One of my favourite things about being in church leadership is the privilege of doing pre-marital counselling with our many engaged couples at Église du Plateau. An urban church is a young church, no matter what other demographics fall into place. There are risks and weaknesses to being predominantly young of which we are acutely aware, but oh there are blessings. Particularly the walking examples of gospel-reflecting marriage all around us. Do we have more than a handful of married couples over the age of 35? No. But is there grace in the thick of deciding to marry, leaving behind a life focused primarily on self, rummaging through the debris after the dust of the first year of marriage settles and deciding it's still worth it? Indeed. And we see that often.

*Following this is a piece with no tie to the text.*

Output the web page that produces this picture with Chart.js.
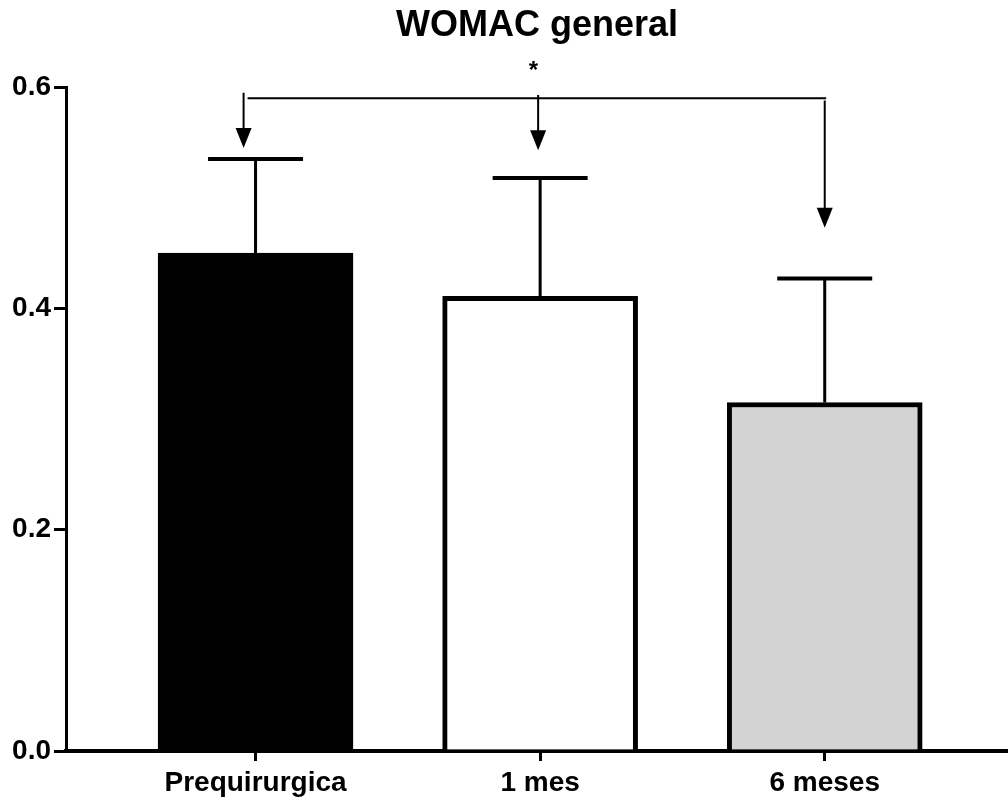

In the next five months, our church will see five young couples married. Sweet joy and hot damn! It's an exciting time, and one of increased leadership for the three elders and their wives as we've been given the happy burden of pre-marital counselling for these couples. It is no small thing to be invited into the doubts, fears, struggles, excitement, stress, tears, joy, and love that a young engaged couple experiences. We count it a real privilege to walk beside these couples as they prepare for their marriages*, and the lessons they learn are not lost on us.

Brad and I are approaching seven years of marriage in the Fall. Not too long, even including three kids and a church plant. But God has given our people humility to learn from a few youngsters only a few years ahead of them, and I'm thankful. Firstly, because we can always learn from others. Secondly, because marriage is a refining fire and a sanctifier like no other, even one year of experience is incredible and there is wisdom to be passed along. And thirdly, because even though we are not a perfect couple, God has done amazing things in and through us as a married couple. Every time we sit down with an engaged couple, we can't help but marvel that we've come a long way from that spot across the living room.

We are often in a place of realizing that we need to take our own advice, and that is a great thing. Not often does this involve disobedience, just the casual forgetting of things we said we valued, that become habits. Praying together before bed. Reading the Bible together. Prioritizing time away from the kids. These things are so foundational for a married couple who loves Jesus, but are easy to let slide, especially once kids come along. So this weekend, we're taking our own advice. Fittingly, leaving town to celebrate the marriage of one of the couples we've counselled. Full circle, can't wait.

Our dear friends (who already have three kids of their own!) have volunteered to watch our three for the whole weekend. I know, I can't believe it either! We'll be away for two nights, one night will be the wedding, and the other will just be for us. We have both spent time away from the kids separately, but it's been almost TWO YEARS since we got away for more than a few hours as a couple. It's time!

While I have your attention on the topic of marriage, I've been looking for an excuse to share this cool video and this seems as good a time as any. The video features a young engaged couple who are made up by makeup artists to look 50, 70, and 90. You know, just to make sure they still want to marry this person when they start to decay! It's MTV, but it's incredibly touching and not at all shallow.



*If you're interested in resources, we are currently using the book When Sinners Say I Do by Dave Harvey and strongly recommend The Meaning of Marriage by Timothy and Kathy Keller.